[begin Given information]

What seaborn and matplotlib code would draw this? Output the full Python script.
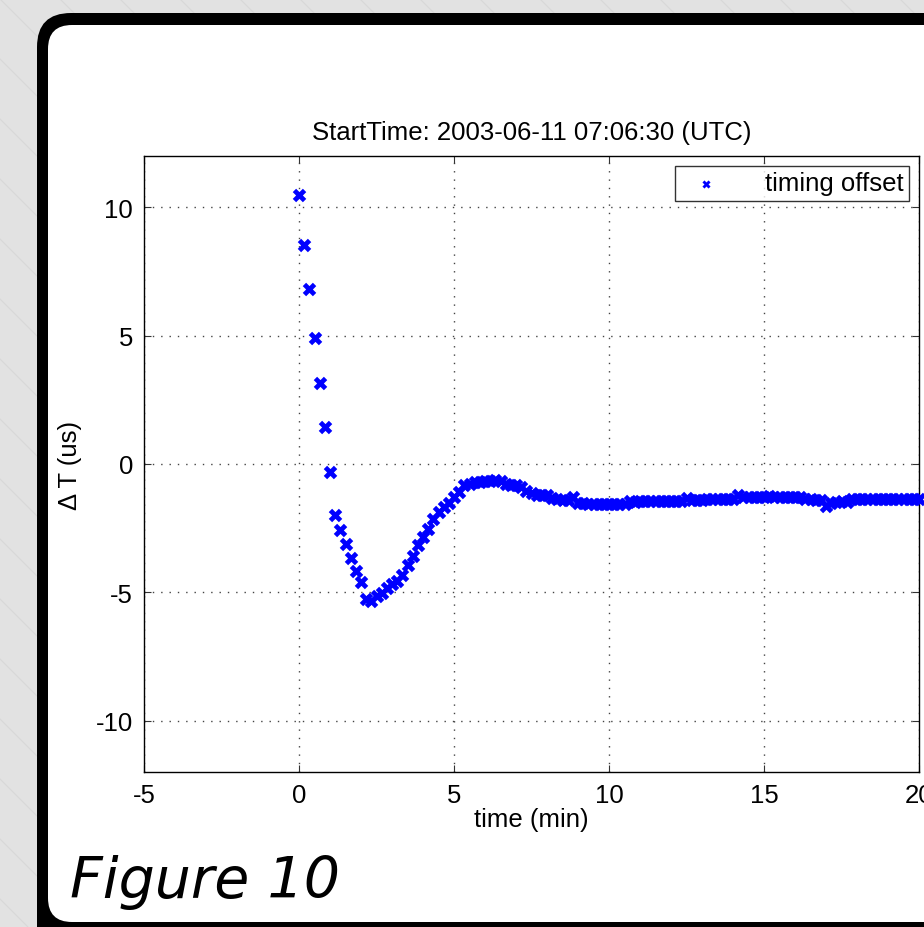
import numpy as np
import pandas as pd
import matplotlib
matplotlib.use("Agg")
import matplotlib.pyplot as plt
from matplotlib.patches import FancyBboxPatch
import seaborn as sns

# Timing offset sampled every 10 seconds after the start time
time_sec = np.arange(0, 1210, 10)
offset_us = [
    10.48, 8.55, 6.81, 4.91, 3.15, 1.43, -0.30, -2.00, -2.57, -3.10,
    -3.66, -4.18, -4.58, -5.25, -5.33, -5.14, -5.01, -4.84, -4.69, -4.54,
    -4.34, -3.92, -3.57, -3.16, -2.84, -2.53, -2.16, -1.86, -1.69, -1.50,
    -1.30, -1.11, -0.82, -0.76, -0.72, -0.69, -0.68, -0.66, -0.64, -0.66,
    -0.78, -0.81, -0.83, -0.89, -1.07, -1.13, -1.21, -1.21, -1.21, -1.34,
    -1.38, -1.41, -1.41, -1.28, -1.50, -1.52, -1.54, -1.55, -1.56, -1.56,
    -1.57, -1.56, -1.56, -1.55, -1.46, -1.47, -1.46, -1.45, -1.45, -1.44,
    -1.44, -1.45, -1.44, -1.45, -1.44, -1.33, -1.40, -1.40, -1.39, -1.38,
    -1.38, -1.37, -1.37, -1.36, -1.37, -1.20, -1.27, -1.28, -1.28, -1.27,
    -1.27, -1.26, -1.27, -1.28, -1.27, -1.28, -1.29, -1.30, -1.37, -1.38,
    -1.39, -1.39, -1.62, -1.50, -1.47, -1.46, -1.47, -1.37, -1.38, -1.37,
    -1.38, -1.37, -1.36, -1.37, -1.38, -1.37, -1.38, -1.37, -1.36, -1.38,
    -1.37,
]
x_ticks = [-5, 0, 5, 10, 15, 20]
y_ticks = [-10, -5, 0, 5, 10]

df = pd.DataFrame({"time (min)": time_sec / 60.0, "offset": offset_us})

sns.set_theme(style="ticks")
plt.rcParams["font.family"] = ["Liberation Sans", "DejaVu Sans"]
plt.rcParams["axes.unicode_minus"] = False
for key in ("text.color", "axes.labelcolor", "xtick.color", "ytick.color",
            "xtick.labelcolor", "ytick.labelcolor"):
    plt.rcParams[key] = "black"

W, H = 924, 928
fig = plt.figure(figsize=(W / 100, H / 100), dpi=100)

# Slide backdrop: grey hatched page with a rounded black-framed white panel
bg = fig.add_axes([0, 0, 1, 1], zorder=0)
bg.set_xlim(0, W)
bg.set_ylim(H, 0)
bg.axis("off")
bg.add_patch(plt.Rectangle((0, 0), W, H, color="#e2e2e2", zorder=0))
for k in range(-20, 40):
    x0 = k * 60
    bg.plot([x0, x0 + H], [0, H], color="#d8d8d8", lw=0.8, zorder=1)
bg.add_patch(FancyBboxPatch((37, 14), 1000, 1000,
                            boxstyle="round,pad=0,rounding_size=34",
                            fc="black", ec="none", zorder=2))
bg.add_patch(FancyBboxPatch((48, 26), 1000, 897,
                            boxstyle="round,pad=0,rounding_size=24",
                            fc="white", ec="none", zorder=3))
bg.text(70, 898, "Figure 10", fontsize=41, style="italic",
        family=["DejaVu Sans"], fontweight="normal",
        va="baseline", ha="left", color="black", zorder=4)

# Main chart
ax = fig.add_axes([144 / W, 1 - 773 / H, (919 - 144) / W, (773 - 157) / H], zorder=1)
ax.set_facecolor("white")
sns.scatterplot(data=df, x="time (min)", y="offset", ax=ax, marker="X", s=95,
                color="#0000ff", linewidth=0, label="timing offset",
                clip_on=False, zorder=5)

ax.set_xlim(-5, 20)
ax.set_ylim(-12, 12)
ax.set_xticks(x_ticks)
ax.set_yticks(y_ticks)
ax.set_xticklabels([str(t) for t in x_ticks])
ax.set_yticklabels([str(t) for t in y_ticks])
ax.tick_params(direction="in", length=5, width=0.8, labelsize=18.5,
               top=True, right=True, pad=8, color="#333333")
ax.grid(True, linestyle=(0, (1, 5)), color="#444444", lw=1.0)
for sp in ax.spines.values():
    sp.set_visible(True)
    sp.set_color("black")
    sp.set_linewidth(1.0)

ax.set_xlabel("time (min)", fontsize=18.5, labelpad=0)
ax.set_ylabel("Δ T (us)", fontsize=18.5, labelpad=10)
ax.set_title("StartTime: 2003-06-11 07:06:30 (UTC)", fontsize=18.5, pad=12)

leg = ax.legend(loc="upper right", fontsize=18.5, frameon=True, fancybox=False,
                markerscale=0.6, borderpad=0.2, handletextpad=1.3,
                borderaxespad=0.4, handlelength=2.0)
leg.get_frame().set_edgecolor("black")
leg.get_frame().set_linewidth(1.0)

fig.savefig("out.png", dpi=100)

[end Given information]

Give the data again exactly as written, with all pictures left out.

§ **Solution to this task**:
What seaborn and matplotlib code would draw this? Output the full Python script.
import numpy as np
import pandas as pd
import matplotlib
matplotlib.use("Agg")
import matplotlib.pyplot as plt
from matplotlib.patches import FancyBboxPatch
import seaborn as sns

# Timing offset sampled every 10 seconds after the start time
time_sec = np.arange(0, 1210, 10)
offset_us = [
    10.48, 8.55, 6.81, 4.91, 3.15, 1.43, -0.30, -2.00, -2.57, -3.10,
    -3.66, -4.18, -4.58, -5.25, -5.33, -5.14, -5.01, -4.84, -4.69, -4.54,
    -4.34, -3.92, -3.57, -3.16, -2.84, -2.53, -2.16, -1.86, -1.69, -1.50,
    -1.30, -1.11, -0.82, -0.76, -0.72, -0.69, -0.68, -0.66, -0.64, -0.66,
    -0.78, -0.81, -0.83, -0.89, -1.07, -1.13, -1.21, -1.21, -1.21, -1.34,
    -1.38, -1.41, -1.41, -1.28, -1.50, -1.52, -1.54, -1.55, -1.56, -1.56,
    -1.57, -1.56, -1.56, -1.55, -1.46, -1.47, -1.46, -1.45, -1.45, -1.44,
    -1.44, -1.45, -1.44, -1.45, -1.44, -1.33, -1.40, -1.40, -1.39, -1.38,
    -1.38, -1.37, -1.37, -1.36, -1.37, -1.20, -1.27, -1.28, -1.28, -1.27,
    -1.27, -1.26, -1.27, -1.28, -1.27, -1.28, -1.29, -1.30, -1.37, -1.38,
    -1.39, -1.39, -1.62, -1.50, -1.47, -1.46, -1.47, -1.37, -1.38, -1.37,
    -1.38, -1.37, -1.36, -1.37, -1.38, -1.37, -1.38, -1.37, -1.36, -1.38,
    -1.37,
]
x_ticks = [-5, 0, 5, 10, 15, 20]
y_ticks = [-10, -5, 0, 5, 10]

df = pd.DataFrame({"time (min)": time_sec / 60.0, "offset": offset_us})

sns.set_theme(style="ticks")
plt.rcParams["font.family"] = ["Liberation Sans", "DejaVu Sans"]
plt.rcParams["axes.unicode_minus"] = False
for key in ("text.color", "axes.labelcolor", "xtick.color", "ytick.color",
            "xtick.labelcolor", "ytick.labelcolor"):
    plt.rcParams[key] = "black"

W, H = 924, 928
fig = plt.figure(figsize=(W / 100, H / 100), dpi=100)

# Slide backdrop: grey hatched page with a rounded black-framed white panel
bg = fig.add_axes([0, 0, 1, 1], zorder=0)
bg.set_xlim(0, W)
bg.set_ylim(H, 0)
bg.axis("off")
bg.add_patch(plt.Rectangle((0, 0), W, H, color="#e2e2e2", zorder=0))
for k in range(-20, 40):
    x0 = k * 60
    bg.plot([x0, x0 + H], [0, H], color="#d8d8d8", lw=0.8, zorder=1)
bg.add_patch(FancyBboxPatch((37, 14), 1000, 1000,
                            boxstyle="round,pad=0,rounding_size=34",
                            fc="black", ec="none", zorder=2))
bg.add_patch(FancyBboxPatch((48, 26), 1000, 897,
                            boxstyle="round,pad=0,rounding_size=24",
                            fc="white", ec="none", zorder=3))
bg.text(70, 898, "Figure 10", fontsize=41, style="italic",
        family=["DejaVu Sans"], fontweight="normal",
        va="baseline", ha="left", color="black", zorder=4)

# Main chart
ax = fig.add_axes([144 / W, 1 - 773 / H, (919 - 144) / W, (773 - 157) / H], zorder=1)
ax.set_facecolor("white")
sns.scatterplot(data=df, x="time (min)", y="offset", ax=ax, marker="X", s=95,
                color="#0000ff", linewidth=0, label="timing offset",
                clip_on=False, zorder=5)

ax.set_xlim(-5, 20)
ax.set_ylim(-12, 12)
ax.set_xticks(x_ticks)
ax.set_yticks(y_ticks)
ax.set_xticklabels([str(t) for t in x_ticks])
ax.set_yticklabels([str(t) for t in y_ticks])
ax.tick_params(direction="in", length=5, width=0.8, labelsize=18.5,
               top=True, right=True, pad=8, color="#333333")
ax.grid(True, linestyle=(0, (1, 5)), color="#444444", lw=1.0)
for sp in ax.spines.values():
    sp.set_visible(True)
    sp.set_color("black")
    sp.set_linewidth(1.0)

ax.set_xlabel("time (min)", fontsize=18.5, labelpad=0)
ax.set_ylabel("Δ T (us)", fontsize=18.5, labelpad=10)
ax.set_title("StartTime: 2003-06-11 07:06:30 (UTC)", fontsize=18.5, pad=12)

leg = ax.legend(loc="upper right", fontsize=18.5, frameon=True, fancybox=False,
                markerscale=0.6, borderpad=0.2, handletextpad=1.3,
                borderaxespad=0.4, handlelength=2.0)
leg.get_frame().set_edgecolor("black")
leg.get_frame().set_linewidth(1.0)

fig.savefig("out.png", dpi=100)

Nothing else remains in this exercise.